For decades, segregation limited the access of black people to public and private pools and the disparity continues because many poor and working-class children still have limited access to pools or instruction.
Monday's tragedy "confirms what we are finding — this continuing cycle of people not knowing how to swim and their children not knowing how to swim and still being around water," said Sue Anderson, USA Swimming's Director of Programs and Services.
"The lack of awareness of how important it is that children learn how to swim."
Patlan, who saved the one teen, is white and Hispanic and took swimming lessons as a kid.
Parental fear and lack of parental encouragement were the top two reasons children and parents gave for not swimming, Anderson said, adding that fear trumped any financial limitations in the study.
"Adults seem to pass their fear of water onto their children," she said. "There seems to be a culture that says, 'Its a scary environment don't go there.'"
Marilyn Robinson, a friend of the families, was among the adults who could only watch the victims go under.
"None of us could swim," Robinson told The Shreveport Times. "They were yelling 'Help me, help me! Somebody please help me!' It was nothing I could do but watch them drown one by one."
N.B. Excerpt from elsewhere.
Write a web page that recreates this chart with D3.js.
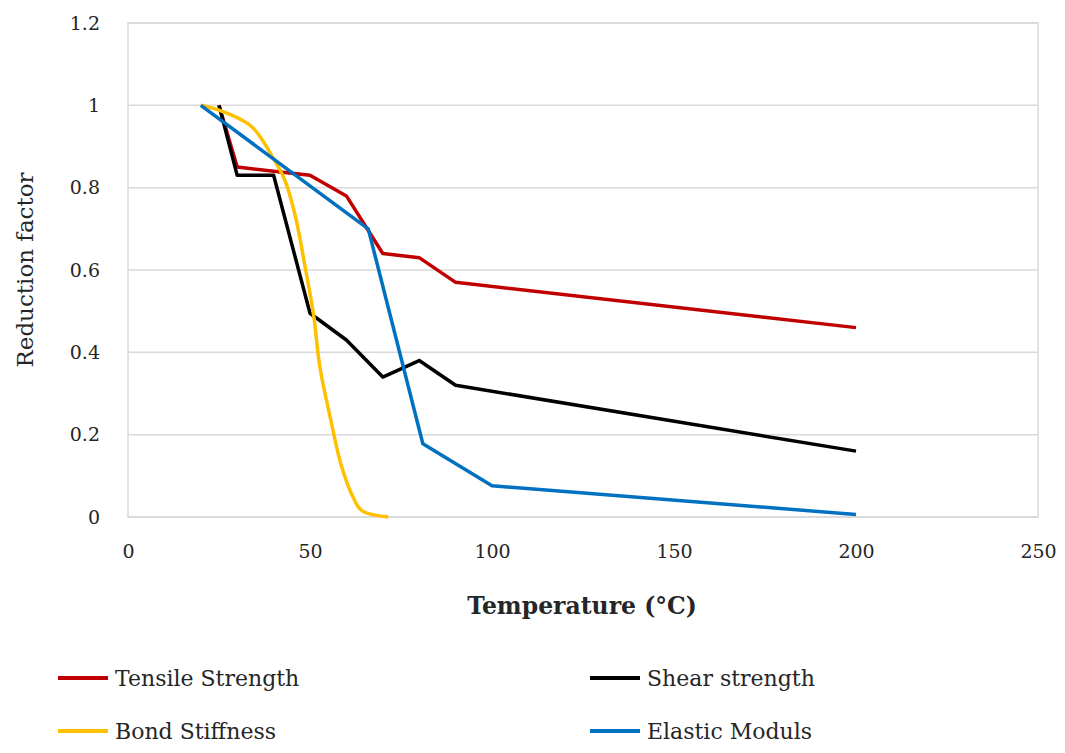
<!DOCTYPE html>
<html>
<head>
<meta charset="utf-8">
<script src="https://cdn.jsdelivr.net/npm/d3@7"></script>
<style>
  body { margin: 0; background: #fff; }
  text { font-family: "DejaVu Serif", "Liberation Serif", serif; fill: #262626; }
</style>
</head>
<body>
<div id="wrapper"></div>
<script>
const w = 1065
const h = 753

// values
const tensileT = [25, 30, 40, 50, 60, 70, 80, 90, 200]
const tensileV = [1, 0.85, 0.84, 0.83, 0.78, 0.64, 0.63, 0.57, 0.46]

const shearT = [25, 30, 40, 50, 60, 70, 80, 90, 200]
const shearV = [1, 0.83, 0.83, 0.495, 0.43, 0.34, 0.38, 0.32, 0.16]

const bondT = [20, 26, 34, 40, 43, 46, 48.6, 51, 52.7, 55.5, 58.7, 62, 64.3, 71.5]
const bondV = [1, 0.985, 0.948, 0.87, 0.82, 0.73, 0.61, 0.49, 0.365, 0.244, 0.122, 0.045, 0.015, 0]

const elasticT = [20, 66, 81, 100, 200]
const elasticV = [1, 0.70, 0.178, 0.076, 0.006]

const seriesNames = ["Tensile Strength", "Shear strength", "Bond Stiffness", "Elastic Moduls"]
const seriesColors = ["#C00000", "#000000", "#FFC000", "#0070C0"]

const xTicks = [0, 50, 100, 150, 200, 250]
const yTicks = [0, 0.2, 0.4, 0.6, 0.8, 1, 1.2]

const margin = { left: 128, right: 27, top: 23, bottom: 236 }

const svg = d3.select("#wrapper").append("svg")
  .attr("width", w)
  .attr("height", h)

const x = d3.scaleLinear().domain([0, 250]).range([margin.left, w - margin.right])
const y = d3.scaleLinear().domain([0, 1.2]).range([h - margin.bottom, margin.top])

// gridlines
svg.append("g")
  .selectAll("line")
  .data(yTicks)
  .join("line")
  .attr("x1", x(0))
  .attr("x2", x(250))
  .attr("y1", d => y(d))
  .attr("y2", d => y(d))
  .attr("stroke", "#d9d9d9")
  .attr("stroke-width", 1.5)

// plot frame
svg.append("rect")
  .attr("x", x(0))
  .attr("y", y(1.2))
  .attr("width", x(250) - x(0))
  .attr("height", y(0) - y(1.2))
  .attr("fill", "none")
  .attr("stroke", "#d9d9d9")
  .attr("stroke-width", 1.5)

// axes (labels only, Excel style)
const xAxis = svg.append("g")
  .attr("transform", `translate(0,${y(0)})`)
  .call(d3.axisBottom(x).tickValues(xTicks).tickSize(0).tickPadding(28).tickFormat(d3.format("d")))
xAxis.select(".domain").remove()
xAxis.selectAll("text").style("font-size", "19px").attr("fill", "#262626")
  .style("font-family", "DejaVu Serif")

const yAxis = svg.append("g")
  .attr("transform", `translate(${x(0)},0)`)
  .call(d3.axisLeft(y).tickValues(yTicks).tickSize(0).tickPadding(28).tickFormat(d => d3.format("")(d)))
yAxis.select(".domain").remove()
yAxis.selectAll("text").style("font-size", "19px").attr("fill", "#262626")
  .style("font-family", "DejaVu Serif")

// axis titles
svg.append("text")
  .attr("x", 582)
  .attr("y", 614)
  .attr("text-anchor", "middle")
  .style("font-size", "23.5px")
  .style("font-weight", "bold")
  .text("Temperature (°C)")

svg.append("text")
  .attr("transform", `translate(33,${270}) rotate(-90)`)
  .attr("text-anchor", "middle")
  .style("font-size", "23px")
  .text("Reduction factor")

// lines
const allSeries = [
  { t: tensileT, v: tensileV, curve: d3.curveLinear },
  { t: shearT, v: shearV, curve: d3.curveLinear },
  { t: bondT, v: bondV, curve: d3.curveCatmullRom },
  { t: elasticT, v: elasticV, curve: d3.curveLinear }
]

allSeries.forEach((s, i) => {
  const pts = s.t.map((t, j) => [t, s.v[j]])
  const line = d3.line()
    .x(d => x(d[0]))
    .y(d => y(d[1]))
    .curve(s.curve)
  svg.append("path")
    .datum(pts)
    .attr("d", line)
    .attr("fill", "none")
    .attr("stroke", seriesColors[i])
    .attr("stroke-width", 3.5)
    .attr("stroke-linejoin", "round")
})

// legend
const legendX = [58, 590]
const legendY = [678, 731]
const legend = svg.append("g")
  .selectAll("g")
  .data(seriesNames)
  .join("g")
  .attr("transform", (d, i) => `translate(${legendX[i % 2]},${legendY[Math.floor(i / 2)]})`)

legend.append("line")
  .attr("x1", 0)
  .attr("x2", 50)
  .attr("stroke", (d, i) => seriesColors[i])
  .attr("stroke-width", 4)

legend.append("text")
  .attr("x", 57)
  .attr("y", 8)
  .style("font-size", "22px")
  .text(d => d)
</script>
</body>
</html>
Korey Prest said he tried in vain to save one of the victims. "He slipped out of my hands. I couldn't feel him no more," he said.
After a more than two-hour search, divers discovered the teens' bodies at nightfall, in a muddy 30-foot-deep section of the river about 20 feet from where they disappeared. The murky water hindered the divers, who sectioned off the river as they meticulously searched the bottom.
At their Shreveport neighborhood on Tuesday, family and friends gathered to offer condolences, hugging one another and holding an impromptu prayer vigil.
"These are some of the greatest kids in the world," said the Rev. Emmitt Welch, who knew all the victims in his work as a Baptist youth minister. "I mean when you think about the ideal children, these kids are wonderful."
Nearby, DeKendrix leaned against a pole, the lone survivor plucking nervously at his purple T-shirt, and sighed.